Yorkshire-based polyhalite miner Sirius Minerals rose 2.5 per cent, or 0.75p, to 30.75p as a result of the move. The closely watched company is up 57.9 per cent so far this year following a successful £930 million fundraise at the end of 2016.
Just Eat was one of the mid-cap index’s biggest winners after broker Peel Hunt began its coverage of the firm with a ‘buy’ rating and 895p price target.
Despite an ongoing investigation into Just Eat’s planned acquisition of rival Hungryhouse, analysts noted ‘huge incremental opportunity’ in the online food takeaway market. Shares rose 3 per cent, or 19.5p, to 671.5p.

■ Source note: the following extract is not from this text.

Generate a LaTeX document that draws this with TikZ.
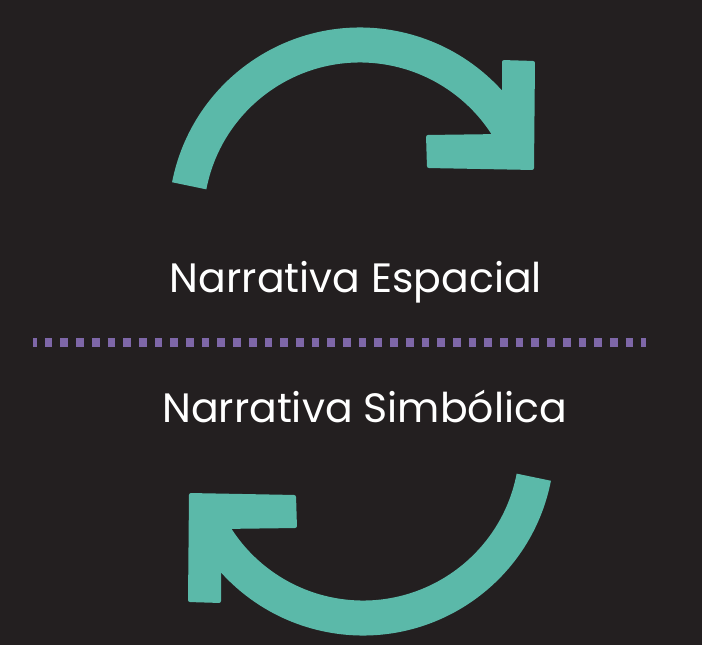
\documentclass[tikz,border=0pt]{standalone}
\usepackage{fontspec}
\setmainfont{Poppins}
\definecolor{bg}{HTML}{231F20}
\definecolor{teal}{HTML}{5BB9A9}
\definecolor{purp}{HTML}{7E67A8}
\begin{document}
\begin{tikzpicture}[x=1pt,y=-1pt,
  arcband/.style={draw=teal,line width=35pt,line cap=butt},
  headshape/.style={fill=teal,rounded corners=2pt},
  label/.style={text=white,font=\fontsize{41}{49}\selectfont,anchor=base,inner sep=0pt}]
\fill[bg] (0,0) rectangle (702,645);
\useasboundingbox (0,0) rectangle (702,645);
% top arrow
\begin{scope}
  \draw[arcband] (189.2,185.8) arc[start angle=-169,end angle=-30,radius=174];
  \fill[headshape] (502,60) -- (535,61) -- (534,170) -- (427,168) -- (426,135) -- (502,134) -- cycle;
\end{scope}
% bottom arrow (rotated copy)
\begin{scope}[rotate around={180:(361.5,331.5)}]
  \draw[arcband] (189.2,185.8) arc[start angle=-169,end angle=-30,radius=174];
  \fill[headshape] (502,60) -- (535,61) -- (534,170) -- (427,168) -- (426,135) -- (502,134) -- cycle;
\end{scope}
\node[label] (esp) at (356,292) {Narrativa Espacial};
\node[label] (sim) at (364.5,422.7) {Narrativa Simbólica};
\coordinate (l0) at (33.3,342);
\coordinate (l1) at (645.7,342);
\draw[purp,line width=9pt,dash pattern=on 7.7pt off 8pt,dash phase=4.3pt] (l0) -- (l1);
\end{tikzpicture}
\end{document}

Capita was also boosted by rumours it was in talks with turnaround investor Endless over the sale of its recruitment division for roughly £25 million.

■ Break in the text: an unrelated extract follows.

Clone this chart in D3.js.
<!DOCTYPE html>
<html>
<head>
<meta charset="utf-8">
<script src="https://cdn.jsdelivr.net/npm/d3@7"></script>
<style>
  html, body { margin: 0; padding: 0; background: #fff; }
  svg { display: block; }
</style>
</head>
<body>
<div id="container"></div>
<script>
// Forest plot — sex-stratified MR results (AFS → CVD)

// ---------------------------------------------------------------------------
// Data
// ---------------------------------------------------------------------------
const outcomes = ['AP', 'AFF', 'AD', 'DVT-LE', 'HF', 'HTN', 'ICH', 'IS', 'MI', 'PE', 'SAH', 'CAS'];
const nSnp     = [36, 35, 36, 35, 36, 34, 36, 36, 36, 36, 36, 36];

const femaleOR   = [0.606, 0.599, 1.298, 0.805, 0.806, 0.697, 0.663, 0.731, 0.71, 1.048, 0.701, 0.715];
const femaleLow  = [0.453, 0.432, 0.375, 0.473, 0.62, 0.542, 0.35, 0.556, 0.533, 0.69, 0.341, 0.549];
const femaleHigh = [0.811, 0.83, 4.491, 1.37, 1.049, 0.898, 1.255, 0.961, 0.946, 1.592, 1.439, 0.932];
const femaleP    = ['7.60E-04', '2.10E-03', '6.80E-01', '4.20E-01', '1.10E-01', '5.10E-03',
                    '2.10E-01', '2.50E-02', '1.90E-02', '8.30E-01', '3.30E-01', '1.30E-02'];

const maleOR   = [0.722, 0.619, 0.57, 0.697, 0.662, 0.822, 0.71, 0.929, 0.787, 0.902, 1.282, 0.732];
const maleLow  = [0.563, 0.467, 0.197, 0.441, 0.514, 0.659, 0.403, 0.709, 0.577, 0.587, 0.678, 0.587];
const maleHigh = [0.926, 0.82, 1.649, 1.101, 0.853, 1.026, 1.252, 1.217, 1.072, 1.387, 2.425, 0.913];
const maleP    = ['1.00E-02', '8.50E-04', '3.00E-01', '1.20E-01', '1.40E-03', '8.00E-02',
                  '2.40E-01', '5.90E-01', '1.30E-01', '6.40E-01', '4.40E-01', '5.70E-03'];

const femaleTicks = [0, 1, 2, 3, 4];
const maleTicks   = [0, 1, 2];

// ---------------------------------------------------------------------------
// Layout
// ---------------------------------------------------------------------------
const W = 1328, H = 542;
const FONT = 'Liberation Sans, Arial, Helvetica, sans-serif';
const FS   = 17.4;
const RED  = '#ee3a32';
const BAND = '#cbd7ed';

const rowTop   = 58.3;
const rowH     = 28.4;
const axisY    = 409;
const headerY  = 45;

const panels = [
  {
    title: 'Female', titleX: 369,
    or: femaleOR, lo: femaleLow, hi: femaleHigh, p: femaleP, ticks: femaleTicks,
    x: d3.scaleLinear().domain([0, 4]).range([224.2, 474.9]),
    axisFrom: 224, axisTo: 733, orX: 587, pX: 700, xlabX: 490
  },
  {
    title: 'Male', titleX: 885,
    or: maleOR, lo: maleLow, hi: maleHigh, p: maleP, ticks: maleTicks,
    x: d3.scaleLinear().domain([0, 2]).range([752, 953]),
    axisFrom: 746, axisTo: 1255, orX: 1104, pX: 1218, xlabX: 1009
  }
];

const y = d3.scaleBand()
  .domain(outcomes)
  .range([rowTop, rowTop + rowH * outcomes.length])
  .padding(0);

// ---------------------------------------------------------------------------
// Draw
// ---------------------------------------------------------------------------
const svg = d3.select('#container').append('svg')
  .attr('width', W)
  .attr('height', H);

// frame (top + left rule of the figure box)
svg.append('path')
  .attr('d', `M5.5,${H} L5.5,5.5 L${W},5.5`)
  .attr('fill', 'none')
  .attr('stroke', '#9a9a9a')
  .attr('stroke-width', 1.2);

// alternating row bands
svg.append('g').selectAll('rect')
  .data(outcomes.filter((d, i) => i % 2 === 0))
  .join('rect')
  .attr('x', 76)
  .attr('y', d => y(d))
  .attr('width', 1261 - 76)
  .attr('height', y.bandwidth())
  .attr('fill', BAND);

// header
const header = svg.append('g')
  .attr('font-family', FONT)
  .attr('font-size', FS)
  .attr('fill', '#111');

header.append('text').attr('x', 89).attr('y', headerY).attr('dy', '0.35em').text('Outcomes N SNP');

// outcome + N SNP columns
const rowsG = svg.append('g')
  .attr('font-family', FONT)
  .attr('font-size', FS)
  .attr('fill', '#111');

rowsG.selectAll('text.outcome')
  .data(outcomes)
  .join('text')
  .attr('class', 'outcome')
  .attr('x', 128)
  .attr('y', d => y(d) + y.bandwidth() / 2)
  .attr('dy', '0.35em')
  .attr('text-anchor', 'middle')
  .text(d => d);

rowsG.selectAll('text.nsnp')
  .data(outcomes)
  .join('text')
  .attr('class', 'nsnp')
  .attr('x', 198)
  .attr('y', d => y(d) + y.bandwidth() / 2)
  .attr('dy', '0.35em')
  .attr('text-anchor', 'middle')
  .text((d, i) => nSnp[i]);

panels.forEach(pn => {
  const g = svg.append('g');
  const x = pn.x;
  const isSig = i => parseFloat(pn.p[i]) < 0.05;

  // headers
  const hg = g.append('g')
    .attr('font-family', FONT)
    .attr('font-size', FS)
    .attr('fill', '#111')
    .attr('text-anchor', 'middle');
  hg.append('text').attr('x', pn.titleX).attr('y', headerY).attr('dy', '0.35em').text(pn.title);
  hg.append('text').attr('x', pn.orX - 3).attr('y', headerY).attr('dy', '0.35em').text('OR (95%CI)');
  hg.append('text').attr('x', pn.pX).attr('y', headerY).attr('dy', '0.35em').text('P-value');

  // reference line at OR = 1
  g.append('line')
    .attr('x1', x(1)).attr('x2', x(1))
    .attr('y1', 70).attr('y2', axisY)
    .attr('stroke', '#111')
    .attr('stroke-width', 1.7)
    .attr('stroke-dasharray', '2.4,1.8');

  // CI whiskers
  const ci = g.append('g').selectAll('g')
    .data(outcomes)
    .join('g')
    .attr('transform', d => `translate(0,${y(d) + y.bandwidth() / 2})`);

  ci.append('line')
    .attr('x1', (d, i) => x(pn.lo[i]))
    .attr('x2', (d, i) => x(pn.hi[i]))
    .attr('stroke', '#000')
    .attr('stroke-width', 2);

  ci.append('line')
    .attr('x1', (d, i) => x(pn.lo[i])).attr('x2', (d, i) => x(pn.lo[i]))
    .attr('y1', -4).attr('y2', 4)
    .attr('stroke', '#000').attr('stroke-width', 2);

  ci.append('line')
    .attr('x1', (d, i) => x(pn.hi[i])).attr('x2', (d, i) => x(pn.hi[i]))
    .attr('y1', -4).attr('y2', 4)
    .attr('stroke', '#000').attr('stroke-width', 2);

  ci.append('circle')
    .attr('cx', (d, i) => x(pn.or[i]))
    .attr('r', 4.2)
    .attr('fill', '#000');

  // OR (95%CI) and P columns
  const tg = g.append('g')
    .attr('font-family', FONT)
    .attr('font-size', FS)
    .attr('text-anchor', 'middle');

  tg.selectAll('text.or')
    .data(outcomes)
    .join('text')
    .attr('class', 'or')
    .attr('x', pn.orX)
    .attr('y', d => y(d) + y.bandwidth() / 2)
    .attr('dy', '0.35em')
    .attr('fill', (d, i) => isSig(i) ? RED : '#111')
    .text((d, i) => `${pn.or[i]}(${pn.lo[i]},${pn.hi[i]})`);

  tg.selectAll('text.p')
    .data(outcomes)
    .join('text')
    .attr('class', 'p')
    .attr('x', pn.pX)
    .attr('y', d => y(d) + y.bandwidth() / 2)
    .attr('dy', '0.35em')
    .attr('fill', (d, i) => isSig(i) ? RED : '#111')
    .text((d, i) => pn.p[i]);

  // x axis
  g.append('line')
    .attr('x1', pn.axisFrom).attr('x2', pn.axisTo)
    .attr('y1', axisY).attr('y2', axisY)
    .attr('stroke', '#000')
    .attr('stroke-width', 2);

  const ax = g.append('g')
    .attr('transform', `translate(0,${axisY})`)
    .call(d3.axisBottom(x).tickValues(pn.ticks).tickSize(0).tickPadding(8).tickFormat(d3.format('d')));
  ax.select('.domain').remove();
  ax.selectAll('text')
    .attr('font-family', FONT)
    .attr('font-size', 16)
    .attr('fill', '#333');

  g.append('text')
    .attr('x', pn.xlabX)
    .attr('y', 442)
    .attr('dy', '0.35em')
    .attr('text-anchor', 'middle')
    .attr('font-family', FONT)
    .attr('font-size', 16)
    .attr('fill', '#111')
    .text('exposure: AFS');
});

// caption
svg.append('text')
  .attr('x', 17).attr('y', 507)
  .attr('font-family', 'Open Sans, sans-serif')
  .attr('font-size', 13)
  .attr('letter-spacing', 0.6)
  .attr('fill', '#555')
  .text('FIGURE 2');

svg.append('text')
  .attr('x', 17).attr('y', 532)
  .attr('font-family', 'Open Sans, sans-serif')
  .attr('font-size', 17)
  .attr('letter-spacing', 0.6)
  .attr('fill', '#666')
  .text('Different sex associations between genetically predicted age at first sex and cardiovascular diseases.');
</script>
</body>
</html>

The firm declined to comment, but its shares rose 2.7 per cent, or 15.5p, to 582.5p.
In small-cap land, mineral mining investor Primorus Investments shot up after executive director Alastair Clayton bought 5 million shares at 0.14p each, giving him a 3.6 per cent stake. Shares rose 14.3 per cent, or 0.02p, to 0.16p.
Meanwhile, waste treatment firm Nature Group tanked after revenues declined by more than a quarter in 2016 as a result of ongoing restructuring costs. Shares fell 12 per cent, or 1.12p, to 8.25p.